:: PROBLEM ::
Return each line of the data below exactly, omitting any pictures.
Start
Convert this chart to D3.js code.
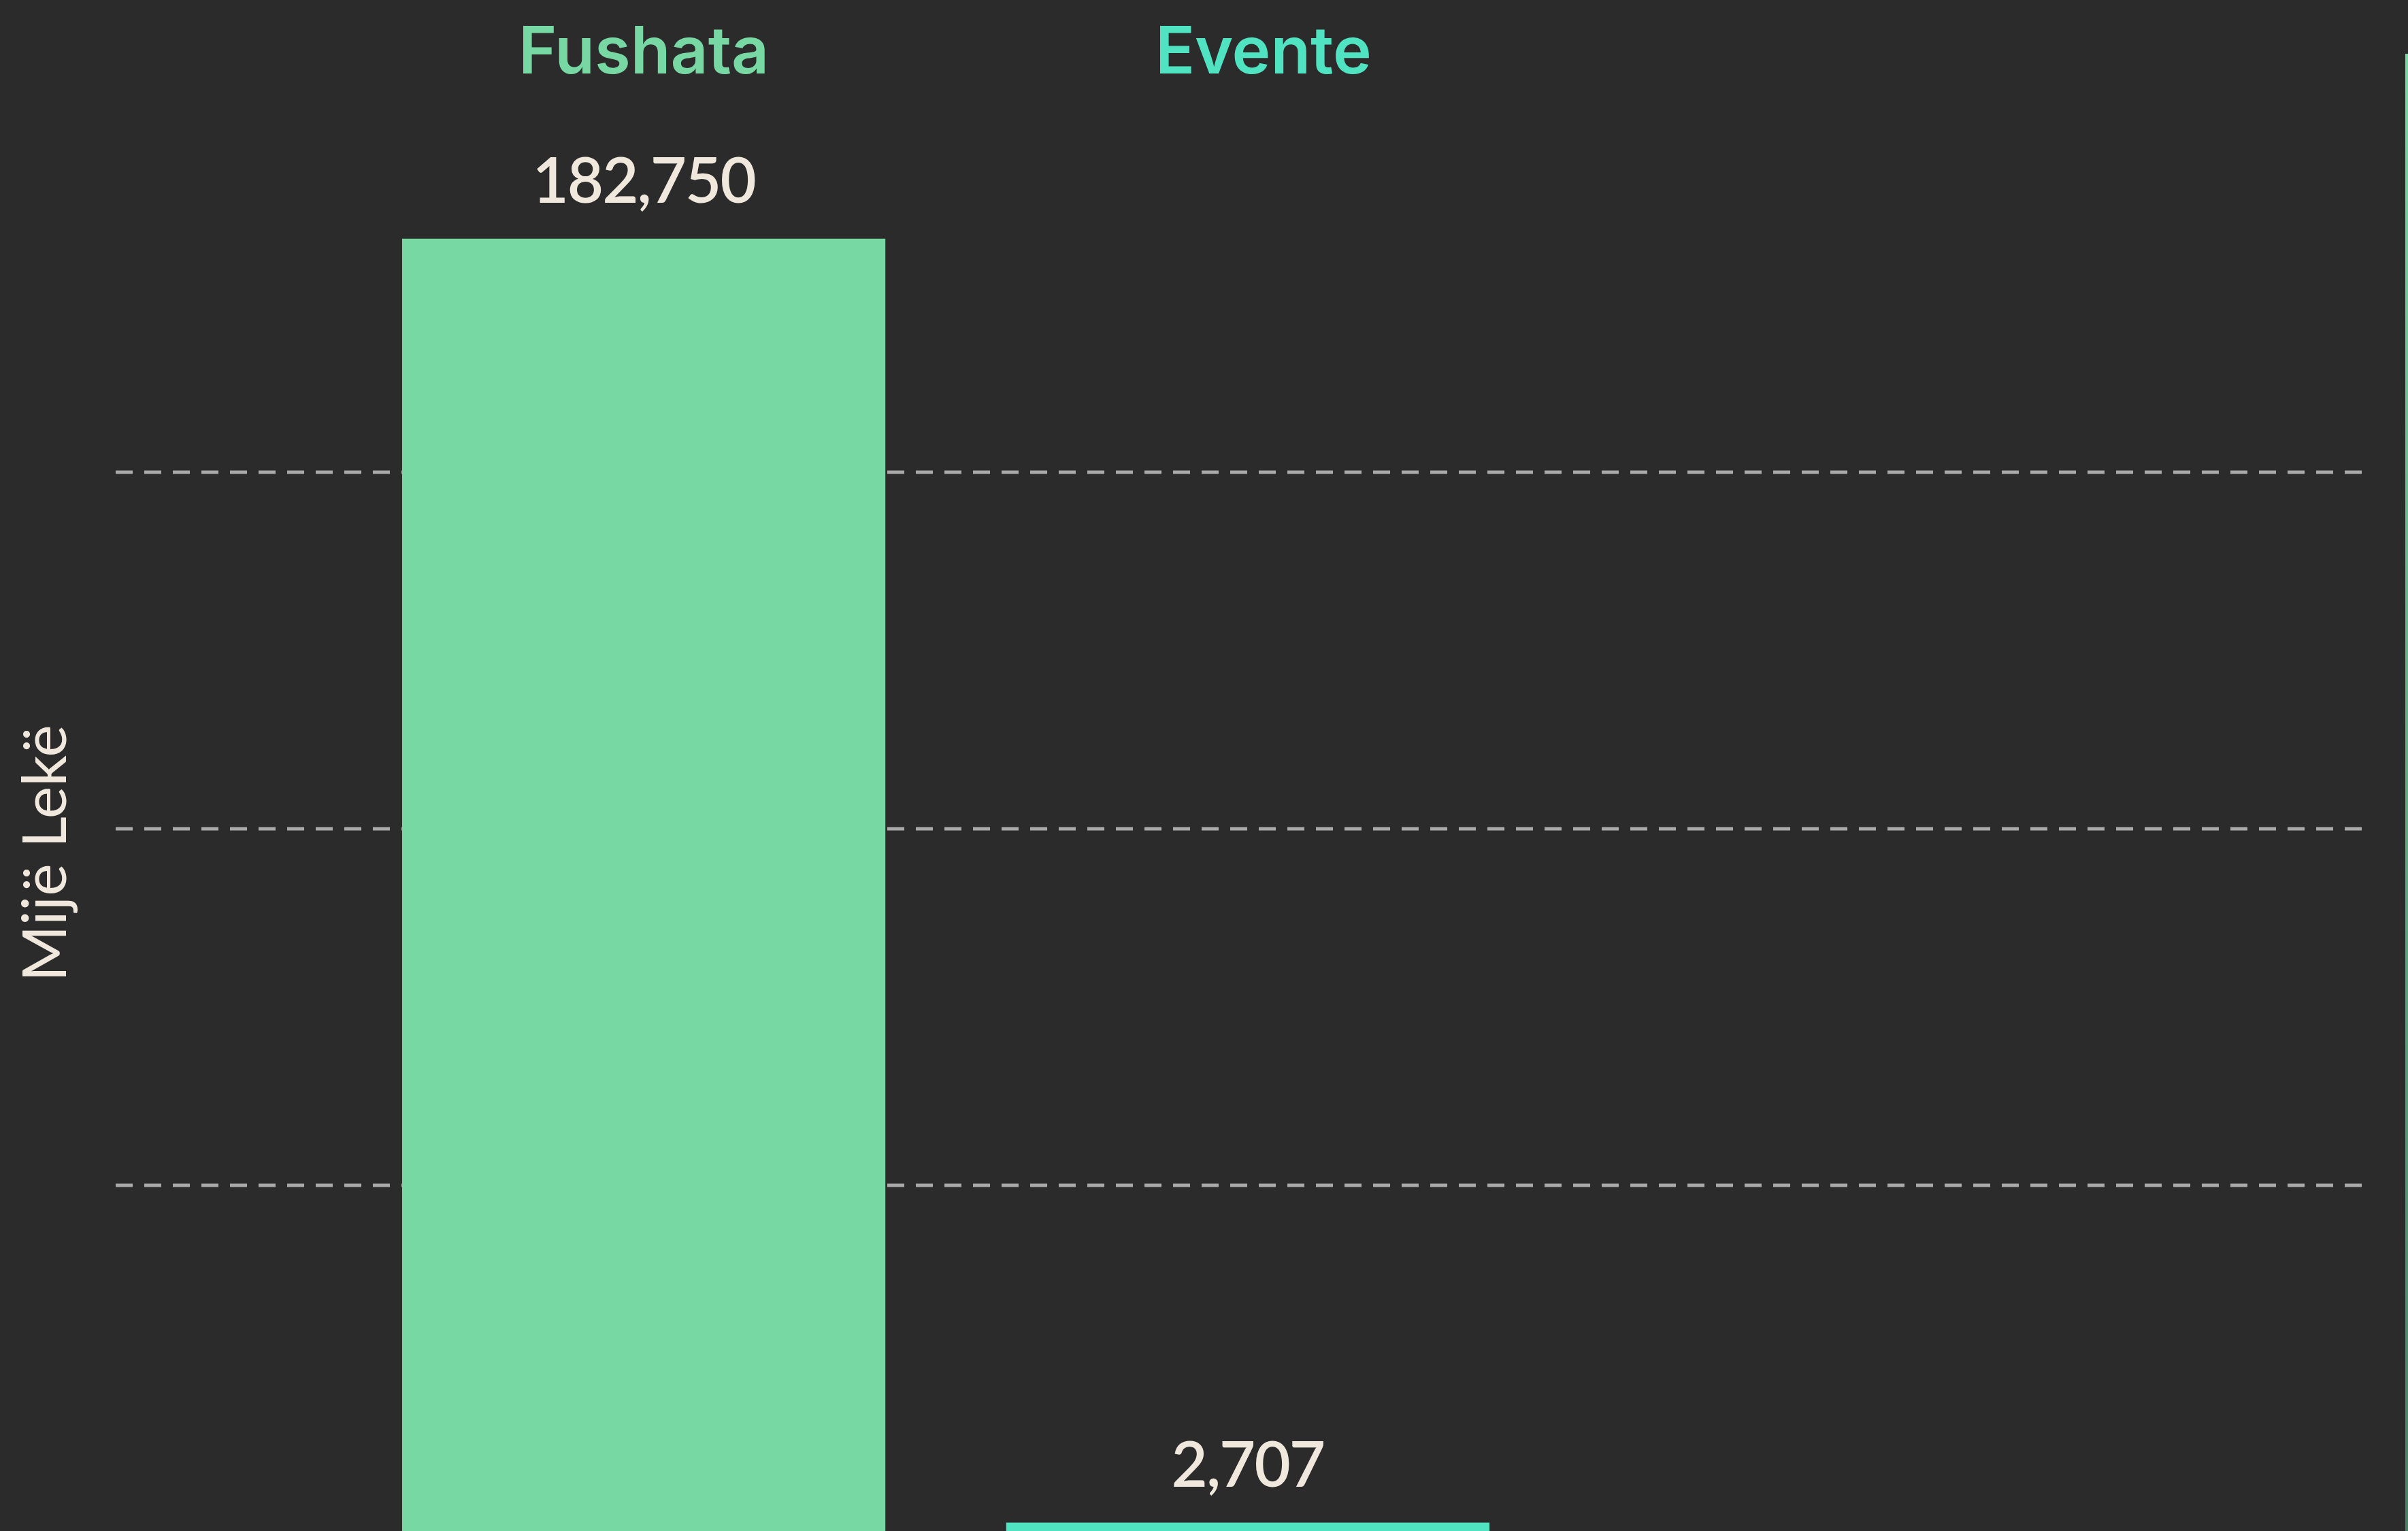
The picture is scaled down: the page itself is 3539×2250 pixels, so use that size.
<!DOCTYPE html>
<html>
<head>
<meta charset="utf-8">
<script src="https://cdn.jsdelivr.net/npm/d3@7"></script>
<style>
  html, body { margin: 0; padding: 0; background: #2b2b2b; }
  svg { display: block; }
</style>
</head>
<body>
<svg id="chart" width="3539" height="2250"></svg>
<script>
// ---- data ----
const categories = ["Fushata", "Evente"];
const values = [182750, 2707];
const barColors = ["#78d8a4", "#50e3c2"];
const gridTicks = [50000, 100000, 150000];
const yAxisLabel = "Mijë Lekë";

// ---- layout ----
const W = 3539, H = 2250;
const svg = d3.select("#chart");

svg.append("rect").attr("width", W).attr("height", H).attr("fill", "#2b2b2b");

const x = d3.scaleBand()
  .domain(categories)
  .range([591, 2189])
  .paddingInner(0.2)
  .paddingOuter(0);

const y = d3.scaleLinear()
  .domain([0, 200000])
  .range([2266, 170]);

// gridlines
const grid = svg.append("g").attr("class", "grid");
grid.selectAll("line")
  .data(gridTicks)
  .join("line")
  .attr("x1", 170)
  .attr("x2", 3471)
  .attr("y1", d => y(d))
  .attr("y2", d => y(d))
  .attr("stroke", "#aaaaaa")
  .attr("stroke-width", 5)
  .attr("stroke-dasharray", "25,17");

// bars
const data = categories.map((c, i) => ({ cat: c, value: values[i], color: barColors[i] }));

svg.append("g").selectAll("rect")
  .data(data)
  .join("rect")
  .attr("x", d => x(d.cat))
  .attr("width", x.bandwidth())
  .attr("y", d => y(d.value))
  .attr("height", d => y(0) - y(d.value))
  .attr("fill", d => d.color);

// value labels
const fmt = d3.format(",");
svg.append("g").selectAll("text")
  .data(data)
  .join("text")
  .attr("x", d => x(d.cat) + x.bandwidth() / 2)
  .attr("y", d => y(d.value) - 53)
  .attr("text-anchor", "middle")
  .attr("font-family", "Lato, sans-serif")
  .attr("font-weight", 600)
  .attr("font-size", 92)
  .attr("letter-spacing", -2)
  .attr("fill", "#f0e8dc")
  .text(d => fmt(d.value));

// category titles on top
svg.append("g").selectAll("text")
  .data(data)
  .join("text")
  .attr("x", d => x(d.cat) + x.bandwidth() / 2)
  .attr("dx", (d, i) => i === 1 ? 23 : 0)
  .attr("y", 108)
  .attr("text-anchor", "middle")
  .attr("font-family", "Inter, sans-serif")
  .attr("font-weight", 600)
  .attr("font-size", 96)
  .attr("fill", d => d.color)
  .text(d => d.cat);

// y axis label
svg.append("text")
  .attr("transform", "translate(97,1254) rotate(-90)")
  .attr("text-anchor", "middle")
  .attr("font-family", "Lato, sans-serif")
  .attr("font-weight", 400)
  .attr("font-size", 90)
  .attr("fill", "#f0e8dc")
  .text(yAxisLabel);

// right-edge partial element (cut off by the frame)
const grad = svg.append("defs").append("linearGradient")
  .attr("id", "edgeGrad").attr("x1", 0).attr("x2", 0).attr("y1", 0).attr("y2", 1);
grad.append("stop").attr("offset", "0%").attr("stop-color", "#78d8a4");
grad.append("stop").attr("offset", "100%").attr("stop-color", "#4a7f66");
svg.append("rect")
  .attr("x", 3535).attr("y", 79).attr("width", 4).attr("height", H - 79)
  .attr("fill", "url(#edgeGrad)");
</script>
</body>
</html>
End
:: COMPLETE OUTPUT ::
Convert this chart to D3.js code.
The picture is scaled down: the page itself is 3539×2250 pixels, so use that size.
<!DOCTYPE html>
<html>
<head>
<meta charset="utf-8">
<script src="https://cdn.jsdelivr.net/npm/d3@7"></script>
<style>
  html, body { margin: 0; padding: 0; background: #2b2b2b; }
  svg { display: block; }
</style>
</head>
<body>
<svg id="chart" width="3539" height="2250"></svg>
<script>
// ---- data ----
const categories = ["Fushata", "Evente"];
const values = [182750, 2707];
const barColors = ["#78d8a4", "#50e3c2"];
const gridTicks = [50000, 100000, 150000];
const yAxisLabel = "Mijë Lekë";

// ---- layout ----
const W = 3539, H = 2250;
const svg = d3.select("#chart");

svg.append("rect").attr("width", W).attr("height", H).attr("fill", "#2b2b2b");

const x = d3.scaleBand()
  .domain(categories)
  .range([591, 2189])
  .paddingInner(0.2)
  .paddingOuter(0);

const y = d3.scaleLinear()
  .domain([0, 200000])
  .range([2266, 170]);

// gridlines
const grid = svg.append("g").attr("class", "grid");
grid.selectAll("line")
  .data(gridTicks)
  .join("line")
  .attr("x1", 170)
  .attr("x2", 3471)
  .attr("y1", d => y(d))
  .attr("y2", d => y(d))
  .attr("stroke", "#aaaaaa")
  .attr("stroke-width", 5)
  .attr("stroke-dasharray", "25,17");

// bars
const data = categories.map((c, i) => ({ cat: c, value: values[i], color: barColors[i] }));

svg.append("g").selectAll("rect")
  .data(data)
  .join("rect")
  .attr("x", d => x(d.cat))
  .attr("width", x.bandwidth())
  .attr("y", d => y(d.value))
  .attr("height", d => y(0) - y(d.value))
  .attr("fill", d => d.color);

// value labels
const fmt = d3.format(",");
svg.append("g").selectAll("text")
  .data(data)
  .join("text")
  .attr("x", d => x(d.cat) + x.bandwidth() / 2)
  .attr("y", d => y(d.value) - 53)
  .attr("text-anchor", "middle")
  .attr("font-family", "Lato, sans-serif")
  .attr("font-weight", 600)
  .attr("font-size", 92)
  .attr("letter-spacing", -2)
  .attr("fill", "#f0e8dc")
  .text(d => fmt(d.value));

// category titles on top
svg.append("g").selectAll("text")
  .data(data)
  .join("text")
  .attr("x", d => x(d.cat) + x.bandwidth() / 2)
  .attr("dx", (d, i) => i === 1 ? 23 : 0)
  .attr("y", 108)
  .attr("text-anchor", "middle")
  .attr("font-family", "Inter, sans-serif")
  .attr("font-weight", 600)
  .attr("font-size", 96)
  .attr("fill", d => d.color)
  .text(d => d.cat);

// y axis label
svg.append("text")
  .attr("transform", "translate(97,1254) rotate(-90)")
  .attr("text-anchor", "middle")
  .attr("font-family", "Lato, sans-serif")
  .attr("font-weight", 400)
  .attr("font-size", 90)
  .attr("fill", "#f0e8dc")
  .text(yAxisLabel);

// right-edge partial element (cut off by the frame)
const grad = svg.append("defs").append("linearGradient")
  .attr("id", "edgeGrad").attr("x1", 0).attr("x2", 0).attr("y1", 0).attr("y2", 1);
grad.append("stop").attr("offset", "0%").attr("stop-color", "#78d8a4");
grad.append("stop").attr("offset", "100%").attr("stop-color", "#4a7f66");
svg.append("rect")
  .attr("x", 3535).attr("y", 79).attr("width", 4).attr("height", H - 79)
  .attr("fill", "url(#edgeGrad)");
</script>
</body>
</html>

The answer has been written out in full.